** begin **

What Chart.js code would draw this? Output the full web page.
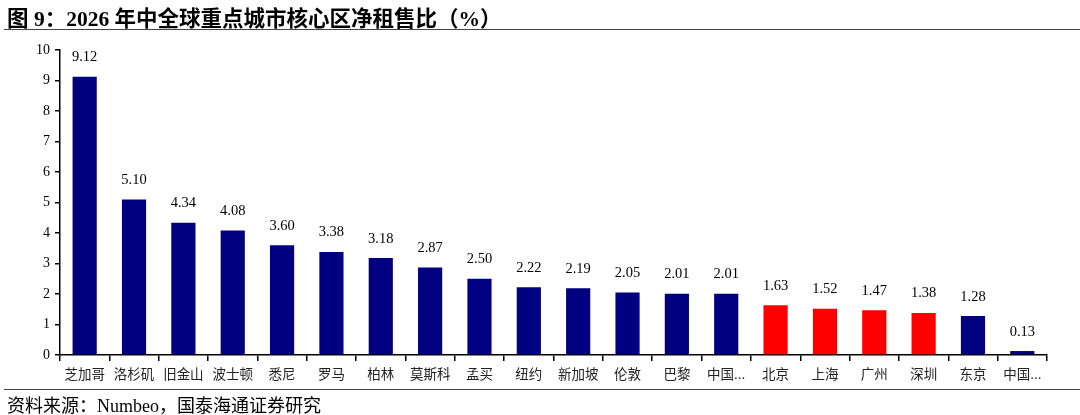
<!DOCTYPE html>
<html><head><meta charset="utf-8">
<script src="https://cdn.jsdelivr.net/npm/chart.js@4/dist/chart.umd.min.js"></script>
<style>
html,body{margin:0;padding:0;background:#fff;width:1080px;height:415px;overflow:hidden;}
#wrap{position:absolute;left:0;top:0;width:1080px;height:415px;}
#title{position:absolute;left:7px;top:1px;font-family:"Liberation Serif","Noto Sans CJK SC",serif;font-weight:bold;font-size:21.5px;color:#000;white-space:nowrap;}
#rule1{position:absolute;left:4px;top:29px;width:1076px;height:1px;background:#444;}
#rule2{position:absolute;left:4px;top:389px;width:1076px;height:1px;background:#444;}
#src{position:absolute;left:7px;top:391px;font-family:"Liberation Serif","Noto Sans CJK SC",serif;font-size:18px;color:#000;white-space:nowrap;}
</style></head>
<body>
<div id="wrap"><canvas id="c" width="1080" height="415"></canvas></div>
<div id="title">图 9：2026 年中全球重点城市核心区净租售比（%）</div>
<div id="rule1"></div>
<div id="rule2"></div>
<div id="src">资料来源：Numbeo，国泰海通证券研究</div>
<script>
const categories = ["芝加哥","洛杉矶","旧金山","波士顿","悉尼","罗马","柏林","莫斯科","孟买","纽约","新加坡","伦敦","巴黎","中国...","北京","上海","广州","深圳","东京","中国..."];
const values = [9.12,5.10,4.34,4.08,3.60,3.38,3.18,2.87,2.50,2.22,2.19,2.05,2.01,2.01,1.63,1.52,1.47,1.38,1.28,0.13];
const highlighted = ["北京","上海","广州","深圳"];
const yTicks = [0,1,2,3,4,5,6,7,8,9,10];

const NAVY = "#000080", RED = "#FF0000";
const barColors = categories.map(c => highlighted.includes(c) ? RED : NAVY);

const valueLabels = {
  id: "valueLabels",
  afterDatasetsDraw(chart) {
    const ctx = chart.ctx;
    const meta = chart.getDatasetMeta(0);
    ctx.save();
    ctx.font = "14.5px 'Liberation Serif', serif";
    ctx.fillStyle = "#000";
    ctx.textAlign = "center";
    ctx.textBaseline = "bottom";
    meta.data.forEach((bar, i) => {
      ctx.fillText(values[i].toFixed(2), bar.x, bar.y - 12);
    });
    ctx.restore();
  }
};

new Chart(document.getElementById("c"), {
  type: "bar",
  data: {
    labels: categories,
    datasets: [{
      data: values,
      backgroundColor: barColors,
      borderWidth: 0,
      barPercentage: 0.98,
      categoryPercentage: 0.5
    }]
  },
  options: {
    responsive: false,
    animation: false,
    devicePixelRatio: 1,
    layout: { padding: { top: 50, right: 33, bottom: 0, left: 0 } },
    plugins: { legend: { display: false }, tooltip: { enabled: false } },
    scales: {
      x: {
        offset: true,
        grid: { display: true, offset: true, drawOnChartArea: false, drawTicks: true, tickLength: 6, color: "#000", lineWidth: 1.5 },
        border: { display: true, color: "#000", width: 1.5 },
        ticks: { color: "#222", font: { family: "'Noto Sans CJK SC', sans-serif", size: 13.5 }, padding: 5, maxRotation: 0, autoSkip: false },
        afterFit(scale) { scale.height = 60; }
      },
      y: {
        min: 0, max: 10,
        afterBuildTicks(scale) { scale.ticks = yTicks.map(v => ({ value: v })); },
        grid: { display: true, drawOnChartArea: false, drawTicks: true, tickLength: 5, color: "#000", lineWidth: 1.5 },
        border: { display: true, color: "#000", width: 1.5 },
        ticks: { color: "#000", font: { family: "'Liberation Serif', serif", size: 14 }, padding: 5 },
        afterFit(scale) { scale.width = 60; }
      }
    }
  },
  plugins: [valueLabels]
});
</script>
</body></html>
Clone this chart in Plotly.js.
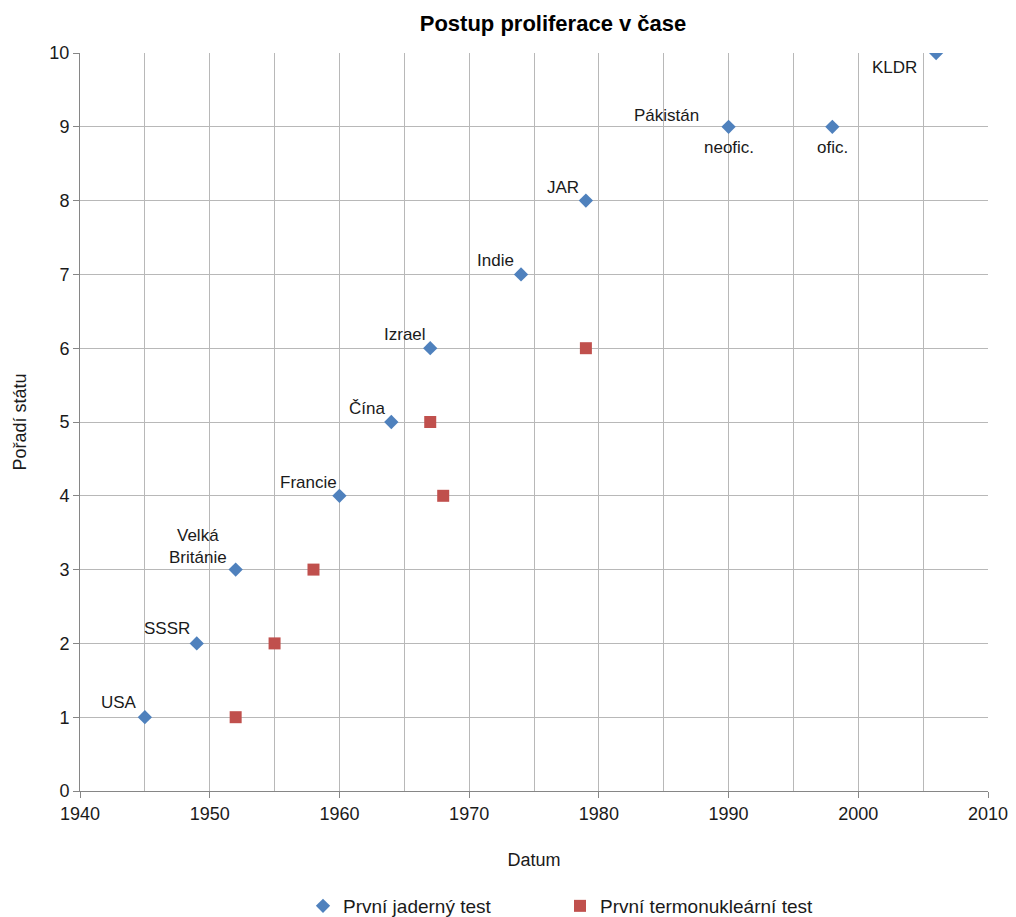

** end **

**Required work:** Search the data for the string "this". List each line that has it.

**Output:**
What Chart.js code would draw this? Output the full web page.
Clone this chart in Plotly.js.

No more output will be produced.